I grew up poor for the first 6 and a half years of my life. I just didn’t know that.
Many of you who personally know me know that I grew up in New Mexico. Well, I was born in Kansas, and lived there for that early period of life I just mentioned.
Our family was eligible for food stamps. But, my father, being a conservative minister in a relatively small, but not too small, of a town (about 20,000) wasn’t going to damage the personal and family image by actually applying for food stamps. (At the same time, he didn’t stop having kids until five had come along.)
Now, I didn’t even know this until my sister told me, years later.
When we moved to New Mexico, things were a little better, but not a lot. For all I know, until my mom started working out of the house, besides her original one day a week as church secretary, we may still have been eligible.

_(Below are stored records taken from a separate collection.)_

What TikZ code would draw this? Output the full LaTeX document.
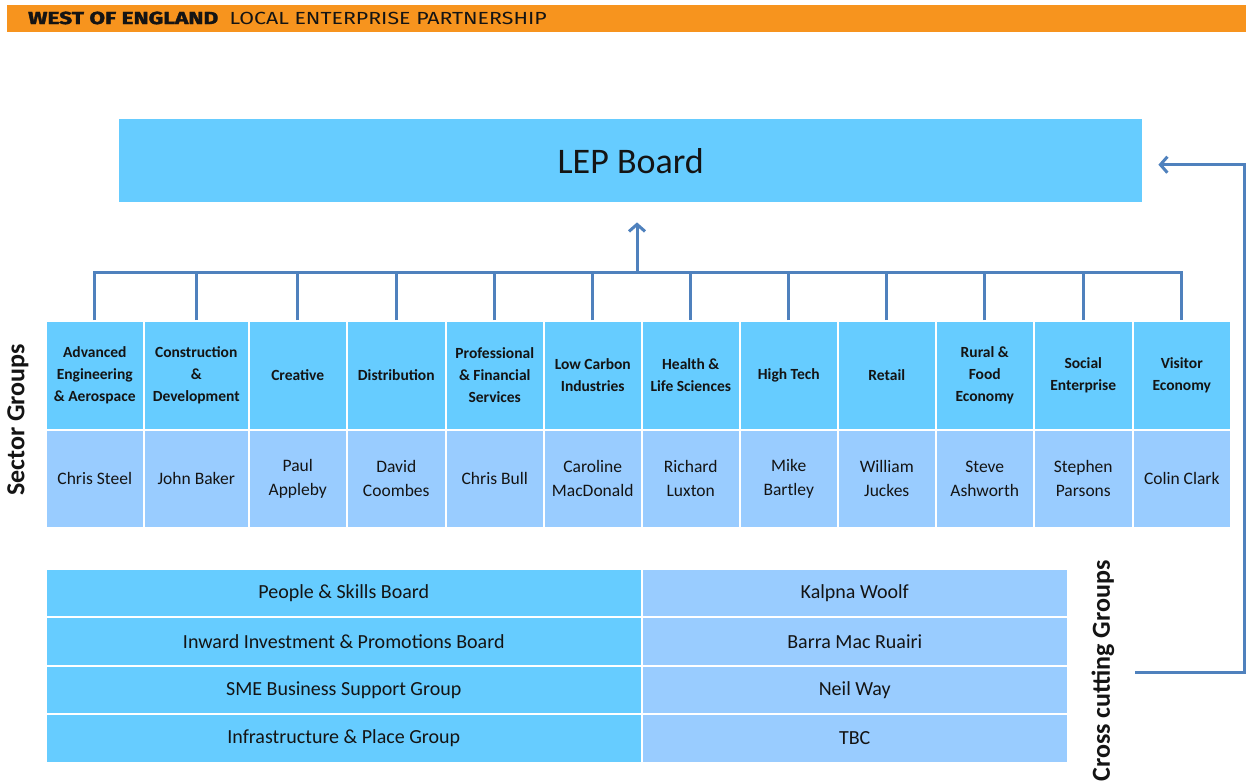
\documentclass[tikz,border=0pt]{standalone}
\usepackage{fontspec}
\setmainfont{Carlito}
\newfontfamily\headfont[FakeStretch=1.22, BoldFeatures={FakeStretch=1.3,FakeBold=2}]{Fira Sans}
\usetikzlibrary{arrows.meta,positioning}
\definecolor{hdr}{RGB}{247,148,30}
\definecolor{topc}{RGB}{102,204,255}
\definecolor{namec}{RGB}{153,204,255}
\definecolor{linec}{RGB}{79,129,189}
\definecolor{txt}{RGB}{20,20,20}
\tikzset{
  cell/.style={draw=white, line width=1.5pt, inner sep=0pt, align=center, text=txt},
  sectorcell/.style={cell, fill=topc, minimum height=109pt, font=\bfseries\fontsize{15.5}{22}\selectfont},
  namecell/.style={cell, fill=namec, minimum height=98pt, font=\fontsize{17.5}{24}\selectfont},
  ccleft/.style={cell, fill=topc, minimum width=596pt, minimum height=49pt, font=\fontsize{20}{24}\selectfont},
  ccright/.style={cell, fill=namec, minimum width=426pt, minimum height=49pt, font=\fontsize{20}{24}\selectfont},
  conn/.style={draw=linec, line width=3pt},
  tip/.style={-{Straight Barb[length=7pt,width=16pt,line width=3pt]}},
  sidelabel/.style={rotate=90, font=\bfseries\fontsize{26}{28}\selectfont, text=txt, inner sep=0pt}
}
\begin{document}
\begin{tikzpicture}[x=1pt,y=-1pt]
\useasboundingbox (0,0) rectangle (1246,781);
\fill[white] (0,0) rectangle (1246,781);
% header
\node[fill=hdr, minimum width=1239pt, minimum height=27pt, inner sep=0pt, anchor=north west] (hdr) at (7,5) {};
\node[anchor=west, inner sep=0pt, font=\headfont\fontsize{17.5}{20}\selectfont, text=txt] (hdrtext) at (28,18)
  {{\bfseries WEST OF ENGLAND}\ \ LOCAL ENTERPRISE PARTNERSHIP};
% LEP board
\node[fill=topc, minimum width=1023pt, minimum height=83pt, inner sep=0pt, anchor=north west,
      font=\fontsize{36}{40}\selectfont, text=txt] (lep) at (119,119) {LEP Board};
% sector groups
\foreach \i/\x/\w/\s/\n in {
  1/45/98/{Advanced\\Engineering\\\& Aerospace}/{Chris Steel},
  2/143/105/{Construction\\\&\\Development}/{John Baker},
  3/248/98/{Creative}/{Paul\\Appleby},
  4/346/99/{Distribution}/{David\\Coombes},
  5/445/98/{Professional\\\& Financial\\Services}/{Chris Bull},
  6/543/98/{Low Carbon\\Industries}/{Caroline\\MacDonald},
  7/641/98/{Health \&\\Life Sciences}/{Richard\\Luxton},
  8/739/98/{High Tech}/{Mike\\Bartley},
  9/837/98/{Retail}/{William\\Juckes},
  10/935/98/{Rural \&\\Food\\Economy}/{Steve\\Ashworth},
  11/1033/99/{Social\\Enterprise}/{Stephen\\Parsons},
  12/1132/98/{Visitor\\Economy}/{Colin Clark}}{
  \node[sectorcell, minimum width=\w pt, anchor=north west] (s\i) at (\x,320) {\s};
  \node[namecell, minimum width=\w pt, anchor=north west] (n\i) at (\x,429) {\n};
}
\node[sidelabel] (sg) at (18,420) {Sector Groups};
% bus connectors
\coordinate (bus) at (637,272);
\coordinate (lepb) at ([yshift=-20pt]lep.south);
\draw[conn] (s1.north) |- (bus) -| (s12.north);
\foreach \i in {2,...,11}{
  \draw[conn] (s\i.north) -- (s\i.north |- bus);
}
\draw[conn, tip] (bus) -- (bus |- lepb);
% cross cutting groups
\foreach \i/\y/\l/\r in {
  1/568/{People \& Skills Board}/{Kalpna Woolf},
  2/616/{Inward Investment \& Promotions Board}/{Barra Mac Ruairi},
  3/665/{SME Business Support Group}/{Neil Way},
  4/713/{Infrastructure \& Place Group}/{TBC}}{
  \node[ccleft, anchor=north west] (cl\i) at (45,\y) {\l};
  \node[ccright, anchor=north west] (cr\i) at (641,\y) {\r};
}
\node[sidelabel] (cc) at (1103,671) {Cross cutting Groups};
\coordinate (fb) at (1135,672);
\coordinate (fbtip) at ([xshift=16pt,yshift=-4pt]lep.east);
\draw[conn, tip] (fb) -- (1244,672) |- (fbtip);
\end{tikzpicture}
\end{document}
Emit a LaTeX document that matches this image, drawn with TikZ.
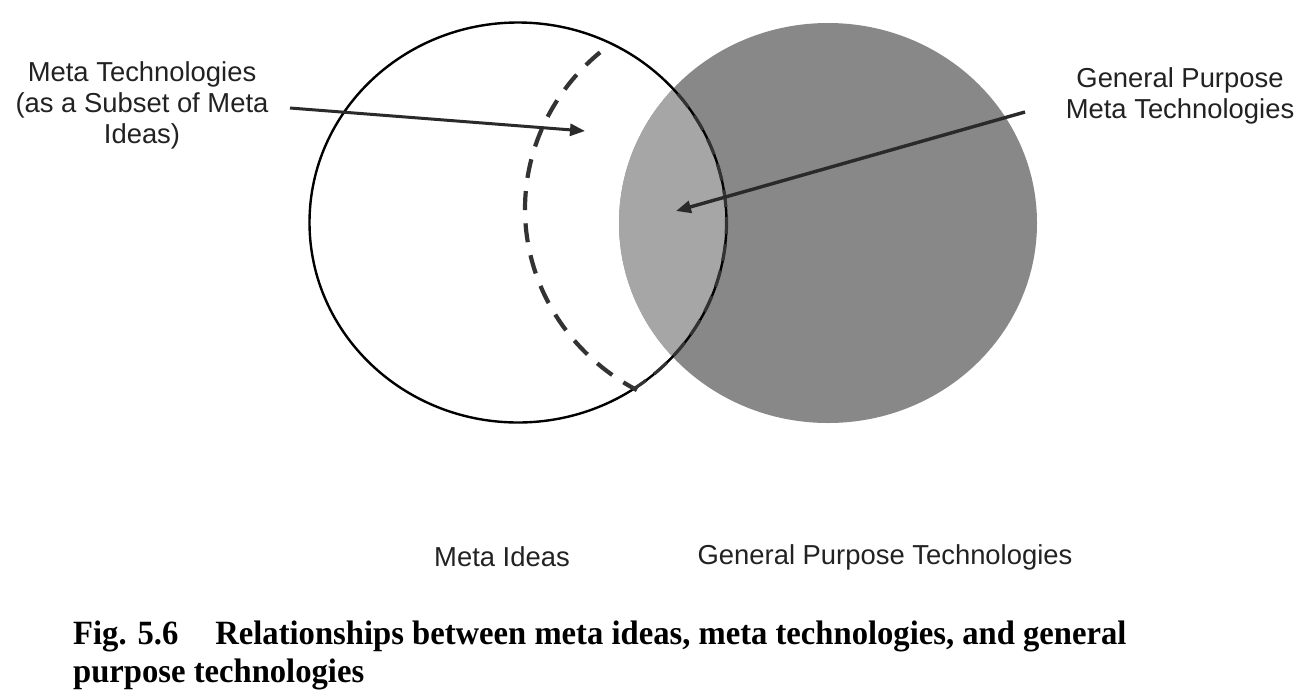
\documentclass[tikz,border=0pt]{standalone}
\usepackage{fontspec}
\setmainfont{Liberation Sans}
\newfontfamily\capfont[FakeStretch=0.96]{Liberation Serif}
\usetikzlibrary{arrows.meta}
\definecolor{darkfill}{HTML}{888888}
\definecolor{lightfill}{HTML}{A6A6A6}
\definecolor{textgray}{HTML}{222222}
\definecolor{linegray}{HTML}{2A2A2A}
\definecolor{dashgray}{HTML}{333333}
\begin{document}
\begin{tikzpicture}[x=1pt,y=-1pt,
  lbl/.style={font=\fontsize{27.4}{31}\selectfont, text=textgray, inner sep=0pt, align=center},
  capstyle/.style={font=\capfont\bfseries\fontsize{34}{38}\selectfont, text=black, inner sep=0pt, align=left},
  arr/.style={draw=linegray, line width=3pt, -{Triangle[length=15pt,width=12pt]}},
  circline/.style={draw=black, line width=2.4pt},
  dashline/.style={draw=dashgray, line width=4.2pt, dash pattern=on 19pt off 13.3pt}]
\useasboundingbox (0,0) rectangle (1315,697);
\fill[white] (0,0) rectangle (1315,697);
% General Purpose Technologies circle
\fill[darkfill] (828,223) ellipse [x radius=209, y radius=200];
% overlap with Meta Ideas
\begin{scope}
  \clip (518,222.5) ellipse [x radius=208.5, y radius=200];
  \fill[lightfill] (828,223) ellipse [x radius=209, y radius=200];
\end{scope}
% Meta Ideas circle
\draw[circline] (518,222.5) ellipse [x radius=208.5, y radius=200];
% Meta Technologies (dashed boundary)
\draw[dashline] ([shift={(229.5:214 and 206)}]739,209) arc[start angle=229.5, end angle=118.5, x radius=214, y radius=206];
\draw[draw=dashgray, line width=3.2pt, dash pattern=on 17pt off 10pt] ([shift={(-40:208.5 and 200)}]518,222.5) arc[start angle=-40, end angle=56, x radius=208.5, y radius=200];
% labels
\node[lbl] (mt) at (142,105.5) {Meta Technologies\\(as a Subset of Meta\\Ideas)};
\node[lbl] (gpmt) at (1180,96) {General Purpose\\Meta Technologies};
\node[lbl, anchor=base] (mi) at (502,566) {Meta Ideas};
\node[lbl, anchor=base] (gpt) at (885,564) {General Purpose Technologies};
% arrows
\coordinate (a1s) at (290,108);
\coordinate (a1e) at (585,131);
\coordinate (a2s) at (1025,112);
\coordinate (a2e) at (676,211);
\draw[arr] (a1s) -- (a1e);
\draw[arr, line width=3.4pt] (a2s) -- (a2e);
% caption
\node[capstyle, anchor=north west] (cap) at (73,621) {Fig. 5.6\hspace{37pt}Relationships between meta ideas, meta technologies, and general\\purpose technologies};
\end{tikzpicture}
\end{document}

I got reacquainted with poverty my last two years of high school. My dad decided, at the age of 49, to go back to school to get a PhD. My sister, a year younger, moved with me. My oldest and second-oldest brothers were in college, pretty OK financially with the higher amount of federal grants that were available back then (college costs today are both ridiculous and underfinanced) and scholarships they had. My third brother was working on his own after high school.
Notice I haven’t mentioned my mom. Because she and dad were divorced, she wasn’t there, nor was her income.
The divorce agreement only required child support if my sister or I were with mom, not if both of us were with dad.
And, private divinity schools don’t have federal grant money for PhD students.
So, dad is working part time on weekdays, scrambling to preach at congregations without full-tine pastors, and otherwise figure out how to rub two nickels from this, church denomination loans, and a few grants, all together.
Then, my sister moves back to mom after a year, so dad now owes child support — which he paid intermittently. And my oldest brother drops out of college and moves in.
I don’t know how being in college affects food stamp eligibility, but we had to be eligible somehow. If not, we were still below the official poverty line.
My clothes? The divinity school had a thrift shop. Meanwhile, I’m going to the St. Louis equivalent of Dallas’ Highland Park High School, wearing thrift store clothes AND dealing with a dad who thinks this place has a semi-semi-formal dress code and in any case doesn’t want a family image soiled.
So, I’m wearing clothes other kids laugh at, at times.
No, I hardly ever even thought about putting the old change of clothes in a backpack, and changing in a school restroom or something. The few times I did think about it, I was afraid of getting “busted” at it by dad, then facing his wrath of Khan.
Forwarding wayyyy ahead…
I had been out of work a few months before catching on at Lancaster Today. Bounced my first month’s rent check, in fact.
So, that’s why I felt “under duress” when I got offered the Navasota job, even though I do have a few nickels to rub together. I’ve seen poverty, and it’s everything it’s cracked up not to be.
Combine that with coming to “unbelieve” in any sort of afterlife, and you have the prescription for becoming just a little bit more liberal on socioeconomic issues than my parents, too.